La Défense considère que cela porte atteinte au principe de la présomption d'innocence même si, d'après la vingtaine de décisions sur ce sujet, le Procureur n'est pas exempté d'établir la responsabilité personnelle de l'accusé dans la participation des faits.

En 2005, la Chambre de première instance dans l'affaire Karemera, comme d'autres avant elle, a refusé de le faire au motif que « le constat sollicité avait trait à une conclusion juridique qui constitue un élément d'un crime contre l'Humanité». Elle ajoutait que « chaque fois qu'il allègue la commission d'un crime contre l'Humanité, le Procureur doit fournir la preuve de l'existence d'une telle attaque» (Karemera, 9.11.05).

De même, dans une autre affaire, les juges ont considéré que la question du génocide « était à ce point fondamentale qu'il était nécessaire de produire des preuves formelles de l'existence de ce crime dont les éléments constitutifs fondaient la compétence du Tribunal» (Semanza, 3.11.00)
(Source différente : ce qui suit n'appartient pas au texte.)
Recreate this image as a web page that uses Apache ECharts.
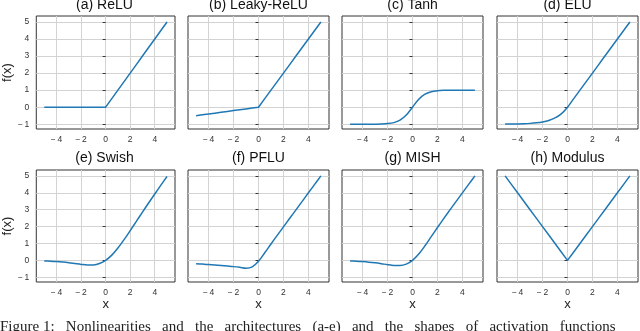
<!DOCTYPE html>
<html>
<head>
<meta charset="utf-8">
<script src="https://cdn.jsdelivr.net/npm/echarts@6/dist/echarts.min.js"></script>
<style>
html, body { margin: 0; padding: 0; background: #fff; }
#main { width: 640px; height: 331px; }
</style>
</head>
<body>
<div id="main"></div>
<script>
// x 采样点
var xs = [-5, -4.5, -4, -3.5, -3, -2.5, -2, -1.5, -1, -0.5, 0, 0.5, 1, 1.5, 2, 2.5, 3, 3.5, 4, 4.5, 5];

var relu = [0, 0, 0, 0, 0, 0, 0, 0, 0, 0, 0, 0.5, 1, 1.5, 2, 2.5, 3, 3.5, 4, 4.5, 5];
var leaky = [-0.5, -0.45, -0.4, -0.35, -0.3, -0.25, -0.2, -0.15, -0.1, -0.05, 0, 0.5, 1, 1.5, 2, 2.5, 3, 3.5, 4, 4.5, 5];
var tanhV = [-1, -1, -0.999, -0.998, -0.995, -0.987, -0.964, -0.905, -0.762, -0.462, 0, 0.462, 0.762, 0.905, 0.964, 0.987, 0.995, 0.998, 0.999, 1, 1];
var elu = [-0.993, -0.989, -0.982, -0.97, -0.95, -0.918, -0.865, -0.777, -0.632, -0.393, 0, 0.5, 1, 1.5, 2, 2.5, 3, 3.5, 4, 4.5, 5];
var swish = [-0.034, -0.05, -0.072, -0.103, -0.142, -0.19, -0.238, -0.274, -0.269, -0.189, 0, 0.311, 0.731, 1.226, 1.762, 2.31, 2.858, 3.397, 3.928, 4.451, 4.967];
var pflu = [-0.2, -0.22, -0.25, -0.28, -0.31, -0.34, -0.37, -0.41, -0.46, -0.38, -0.05, 0.45, 0.97, 1.48, 1.98, 2.49, 2.99, 3.49, 4, 4.5, 5];
var mish = [-0.034, -0.05, -0.073, -0.104, -0.146, -0.197, -0.253, -0.298, -0.303, -0.221, 0, 0.375, 0.865, 1.403, 1.944, 2.471, 2.987, 3.494, 3.997, 4.499, 5];
var modulus = [5, 4.5, 4, 3.5, 3, 2.5, 2, 1.5, 1, 0.5, 0, 0.5, 1, 1.5, 2, 2.5, 3, 3.5, 4, 4.5, 5];

var titles = ['(a) ReLU', '(b) Leaky-ReLU', '(c) Tanh', '(d) ELU', '(e) Swish', '(f) PFLU', '(g) MISH', '(h) Modulus'];
var curves = [relu, leaky, tanhV, elu, swish, pflu, mish, modulus];
var smoothFlag = [false, false, 0.3, 0.3, 0.3, 0.3, 0.3, false];
var xTicks = [-4, -2, 0, 2, 4];
var yTicks = [-1, 0, 1, 2, 3, 4, 5];
var caption = 'Figure 1:   Nonlinearities   and   the   architectures   (a-e)   and   the   shapes   of   activation   functions';

var lefts = [34, 188, 342, 497];
var tops = [16, 170];
var W = 141, H = 113;

function fmt(v) {
	return v < 0 ? '\u2212\u2009' + (-v) : String(v);
}

var grids = [], xAxes = [], yAxes = [], series = [], graphics = [];
for (var i = 0; i < 8; i++) {
	var col = i % 4, row = Math.floor(i / 4);
	grids.push({
		left: lefts[col], top: tops[row], width: W, height: row == 0 ? H : 112,
		show: true, borderColor: '#333', borderWidth: 1, backgroundColor: '#fff', z: 0
	});
	xAxes.push({
		type: 'value', gridIndex: i, min: -5.65, max: 5.65,
		name: row == 1 ? 'x' : '', nameLocation: 'middle', nameGap: 16,
		nameTextStyle: { fontFamily: 'Liberation Sans', fontSize: 13, color: '#222' },
		axisLine: { show: false },
		axisTick: { show: false, customValues: xTicks },
		axisLabel: { customValues: xTicks, formatter: fmt, margin: 6, fontFamily: 'Liberation Sans', fontSize: 8.5, color: '#333' },
		splitLine: { show: true, lineStyle: { color: '#d3d3d3', width: 1 } }
	});
	yAxes.push({
		type: 'value', gridIndex: i, min: -1.28, max: 5.35,
		name: col == 0 ? 'f(x)' : '', nameLocation: 'middle', nameGap: 22,
		nameTextStyle: { fontFamily: 'Liberation Sans', fontSize: 13, color: '#222' },
		axisLine: { show: false },
		axisTick: { show: true, length: 3, customValues: yTicks, lineStyle: { color: '#333', width: 1 } },
		axisLabel: { show: col == 0, customValues: yTicks, formatter: fmt, margin: 7, fontFamily: 'Liberation Sans', fontSize: 8.5, color: '#333' },
		splitLine: { show: true, lineStyle: { color: '#d3d3d3', width: 1 } }
	});
	var ys = curves[i];
	series.push({
		type: 'line', xAxisIndex: i, yAxisIndex: i,
		data: xs.map(function(x, k) { return [x, ys[k]]; }),
		showSymbol: false, smooth: smoothFlag[i],
		lineStyle: { color: '#1f77b4', width: 1.5 },
		z: 3
	});
	graphics.push({
		type: 'text', x: lefts[col] + W / 2, y: row == 0 ? 5 : 158.5,
		style: { text: titles[i], fontFamily: 'Liberation Sans', fontSize: 14, fill: '#111', textAlign: 'center', textVerticalAlign: 'middle' }
	});
}
//图注（底部被裁切）
graphics.push({
	type: 'text', x: 0, y: 320,
	style: { text: caption, fontFamily: 'Liberation Serif', fontSize: 15, fill: '#222', textAlign: 'left', textVerticalAlign: 'top' }
});

var myChart = echarts.init(document.getElementById('main'), null, { renderer: 'canvas' });
myChart.setOption({
	animation: false,
	backgroundColor: '#fff',
	grid: grids,
	xAxis: xAxes,
	yAxis: yAxes,
	series: series,
	graphic: graphics
});
</script>
</body>
</html>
En effet, si le génocide et des attaques généralisées contre des Tutsis ne sont pas des faits contestables, ils n'en constituent pas moins des infractions au regard du Statut du TPIR. Ils doivent donc être juridiquement prouvés par le Procureur, en tant qu'éléments constitutifs de l'infraction, au-delà de tout doute raisonnable, à chaque fois qu'il les invoque.

La tâche est peut-être rébarbative et prend beaucoup de temps au Procureur mais le procédé du constat judiciaire, s'il concerne des éléments constitutifs de l'infraction, prive la Défense de son droit, prévu par le Statut du TPIR, de critiquer juridiquement la matérialité des faits qui lui sont imputés.

Les juges d'appel dans l'affaire Karemera, le 16 juin 2006, règlent rapidement la question en éludant la discussion avec une rapidité déconcertante. La Chambre d'appel dans l'affaire Semanza en mai 2005 a déjà jugé que ces faits étaient de notoriété. « La Chambre de première instance était donc tenue d'en dresser le constat judiciaire ». De plus, « les éléments constitutifs des infractions ne sont pas exclus du champ d'application de l'article 94 A) du Règlement ».

Ils prendront plus de soin à justifier qu'ils dressent le constat judiciaire du génocide.

En 1999, dans l'affaire Simic, le Tribunal pénal international pour l'ex-Yougoslavie avait considéré qu'un tel constat n'avait d'autorité qu'entre les parties de l'affaire dans laquelle il a été pris. Ce qui explique d'ailleurs pourquoi le Procureur doit renouveler sa demande de constat dans chaque affaire où il veut l'invoquer.

Mais le raisonnement semble acquis. La Chambre de première instance II dans l'affaire Ngirabatware justifie à peine sa démarche. Elle n'explique pas non plus pourquoi elle décide de retenir la formulation proposée par le Procureur, « les citoyens (...) étaient individuellement identifiés [en] classifications ethniques » tandis que dans l'affaire Karemera, la Chambre de première instance l'avait expressément refusée. Elle avait préféré une autre formulation, « l'existence des Twas, Tutsis et des Hutus comme groupes protégés au sens de la Convention sur le génocide (». Le terme « ethnique » n'était pas clairement établi par la jurisprudence, selon elle.